* **Brief**
Pick out every line of the entries below where "that" occurs, and copy those lines.

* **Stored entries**
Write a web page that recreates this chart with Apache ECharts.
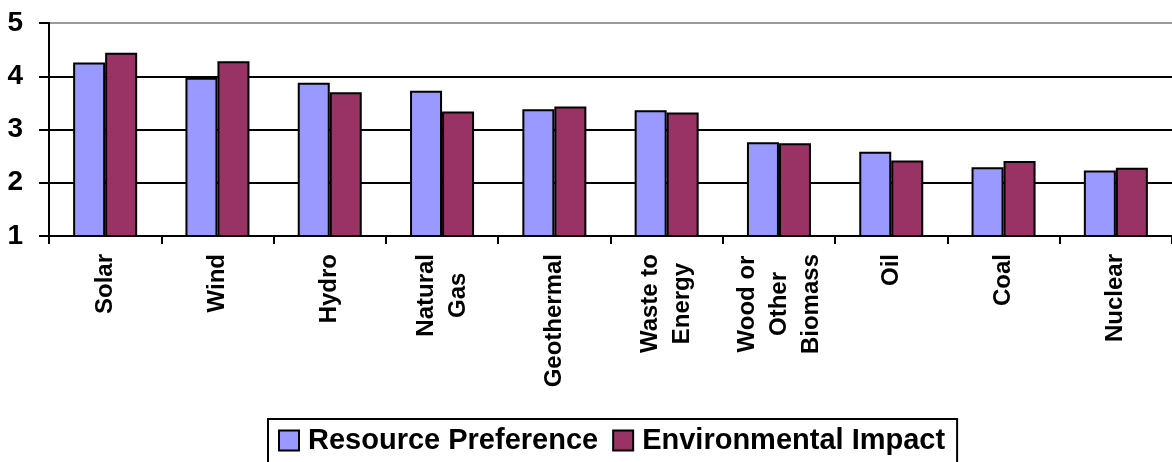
<!DOCTYPE html>
<html>
<head>
<meta charset="utf-8">
<title>Energy Resource Ratings</title>
<script src="https://cdn.jsdelivr.net/npm/echarts@6/dist/echarts.min.js"></script>
<style>
  html, body { margin: 0; padding: 0; background: #ffffff; }
  #chart { width: 1172px; height: 462px; }
</style>
</head>
<body>
<div id="chart"></div>
<script>
// Energy sources, in the order they are rated
const categories = ['Solar', 'Wind', 'Hydro', 'Natural\nGas', 'Geothermal', 'Waste to\nEnergy',
  'Wood or\nOther\nBiomass', 'Oil', 'Coal', 'Nuclear'];

// Mean ratings on a 1–5 scale
const resourcePreference = [4.26, 3.97, 3.88, 3.73, 3.38, 3.36, 2.76, 2.58, 2.29, 2.23];
const environmentalImpact = [4.44, 4.28, 3.70, 3.34, 3.43, 3.32, 2.74, 2.42, 2.41, 2.28];

const seriesNames = ['Resource Preference', 'Environmental Impact'];
const seriesColors = ['#9999ff', '#993366'];

const FONT = 'Arial, "Liberation Sans", sans-serif';

const chart = echarts.init(document.getElementById('chart'), null, { renderer: 'canvas' });

chart.setOption({
  animation: false,
  backgroundColor: '#ffffff',
  textStyle: { fontFamily: FONT },
  grid: { left: 49, top: 23, right: -10, bottom: 226, containLabel: false },
  legend: {
    left: 268,
    top: 419,
    orient: 'horizontal',
    padding: [7, 12, 30, 10],
    itemWidth: 20,
    itemHeight: 20,
    itemGap: 14,
    borderColor: '#000000',
    borderWidth: 2,
    textStyle: {
      fontFamily: FONT,
      fontSize: 29,
      fontWeight: 'bold',
      color: '#000000',
      padding: [0, 0, 0, 4]
    },
    data: seriesNames.map(n => ({ name: n, icon: 'rect' }))
  },
  xAxis: {
    type: 'category',
    data: categories,
    boundaryGap: true,
    axisLine: { show: true, lineStyle: { color: '#000000', width: 2 } },
    axisTick: { show: true, length: 8, lineStyle: { color: '#000000', width: 2 } },
    splitLine: { show: false },
    axisLabel: {
      interval: 0,
      rotate: 90,
      margin: 18,
      fontFamily: FONT,
      fontSize: 24,
      fontWeight: 'bold',
      color: '#000000',
      lineHeight: 32,
      // each line of a label is centred within its block
      formatter: value => value.split('\n').map(line => '{c|' + line + '}').join('\n'),
      rich: {
        c: {
          align: 'center',
          fontFamily: FONT,
          fontSize: 24,
          fontWeight: 'bold',
          color: '#000000',
          lineHeight: 32
        }
      }
    }
  },
  yAxis: {
    type: 'value',
    min: 1,
    max: 5,
    interval: 1,
    axisLine: { show: true, lineStyle: { color: '#000000', width: 2 } },
    axisTick: { show: true, length: 10, lineStyle: { color: '#000000', width: 2 } },
    axisLabel: {
      margin: 26,
      fontFamily: FONT,
      fontSize: 28,
      fontWeight: 'bold',
      color: '#000000'
    },
    splitLine: {
      show: true,
      lineStyle: { color: ['#000000', '#000000', '#000000', '#000000', '#999999'], width: 2 }
    }
  },
  series: [
    {
      name: seriesNames[0],
      type: 'bar',
      data: resourcePreference,
      barGap: '0%',
      barCategoryGap: '43%',
      itemStyle: { color: seriesColors[0], borderColor: '#000000', borderWidth: 2 }
    },
    {
      name: seriesNames[1],
      type: 'bar',
      data: environmentalImpact,
      barGap: '0%',
      barCategoryGap: '43%',
      itemStyle: { color: seriesColors[1], borderColor: '#000000', borderWidth: 2 }
    }
  ]
});
</script>
</body>
</html>
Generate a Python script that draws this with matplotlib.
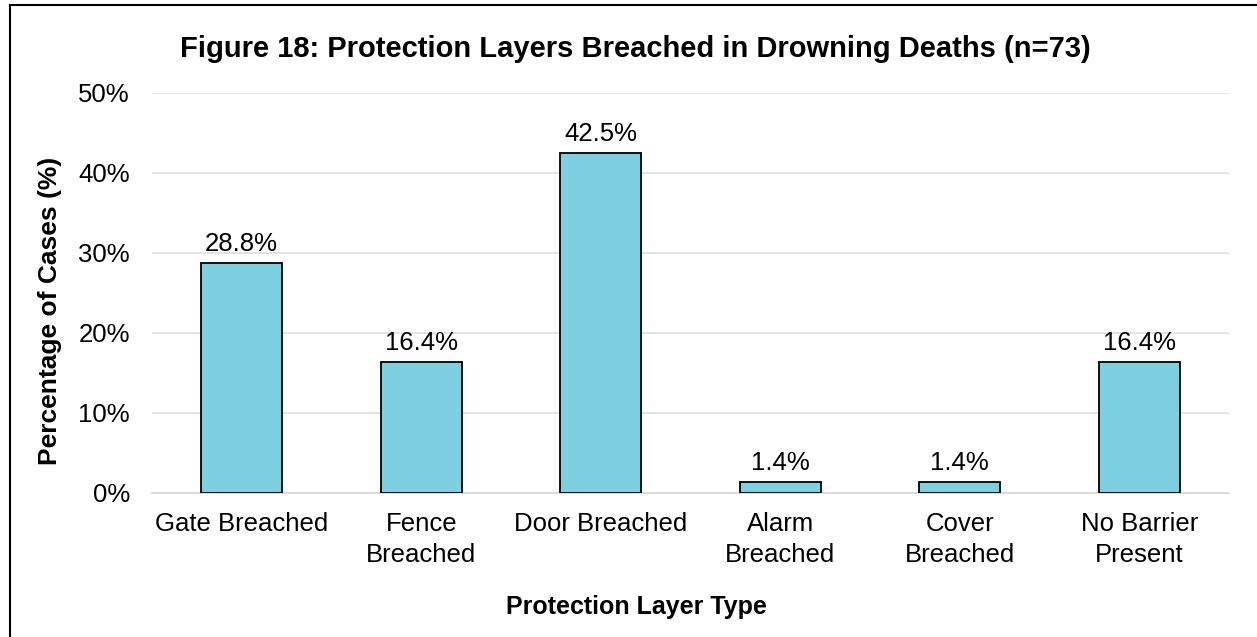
import matplotlib
matplotlib.use("Agg")
import matplotlib.pyplot as plt
from matplotlib.patches import Rectangle
from matplotlib.ticker import PercentFormatter

categories = ["Gate Breached", "Fence\nBreached", "Door Breached", "Alarm\nBreached", "Cover\nBreached", "No Barrier\nPresent"]
values = [28.8, 16.4, 42.5, 1.4, 1.4, 16.4]
yticks = [0, 10, 20, 30, 40, 50]

plt.rcParams['font.family'] = ['Liberation Sans', 'DejaVu Sans']

W, H = 1257, 637
fig = plt.figure(figsize=(W / 100, H / 100), dpi=100)
ax = fig.add_axes([152 / W, 1 - 493 / H, (1229 - 152) / W, (493 - 93) / H])

x = list(range(len(categories)))
ax.bar(x, values, width=0.45, color="#7ECFE0", edgecolor="black", linewidth=1.3, zorder=3)
ax.set_xlim(-0.5, len(categories) - 0.5)
ax.set_ylim(0, 50)
ax.set_yticks(yticks)
ax.yaxis.set_major_formatter(PercentFormatter(decimals=0))
ax.grid(axis="y", color="#E0E0E0", linewidth=1.3, zorder=0)
for s in ["top", "right", "left"]:
    ax.spines[s].set_visible(False)
ax.spines["bottom"].set_color("#D9D9D9")
ax.spines["bottom"].set_linewidth(1.3)
ax.tick_params(axis="both", length=0, labelsize=18.5, colors="black")
ax.tick_params(axis="x", pad=14)
ax.tick_params(axis="y", pad=16)
ax.set_xticks(x)
ax.set_xticklabels(categories, linespacing=1.32)

for xi, v in zip(x, values):
    ax.annotate(f"{v:.1f}%", (xi, v), xytext=(0, 5), textcoords="offset points",
                ha="center", va="bottom", fontsize=18.5)

fig.text(635 / W, 1 - 49 / H, "Figure 18: Protection Layers Breached in Drowning Deaths (n=73)",
         ha="center", va="center", fontsize=21, fontweight="bold")
fig.text(636 / W, 1 - 607 / H, "Protection Layer Type", ha="center", va="center",
         fontsize=18, fontweight="bold")
fig.text(50 / W, 1 - 311 / H, "Percentage of Cases (%)", ha="center", va="center",
         rotation=90, fontsize=19, fontweight="bold")

# outer frame
fig.add_artist(Rectangle((10 / W, -0.05), 1.2, 1 - 5 / H + 0.05, transform=fig.transFigure,
                         fill=False, edgecolor="black", linewidth=1.5))

fig.savefig("out.png", dpi=100)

* **Solved problem**
Write a web page that recreates this chart with Apache ECharts.
Generate a Python script that draws this with matplotlib.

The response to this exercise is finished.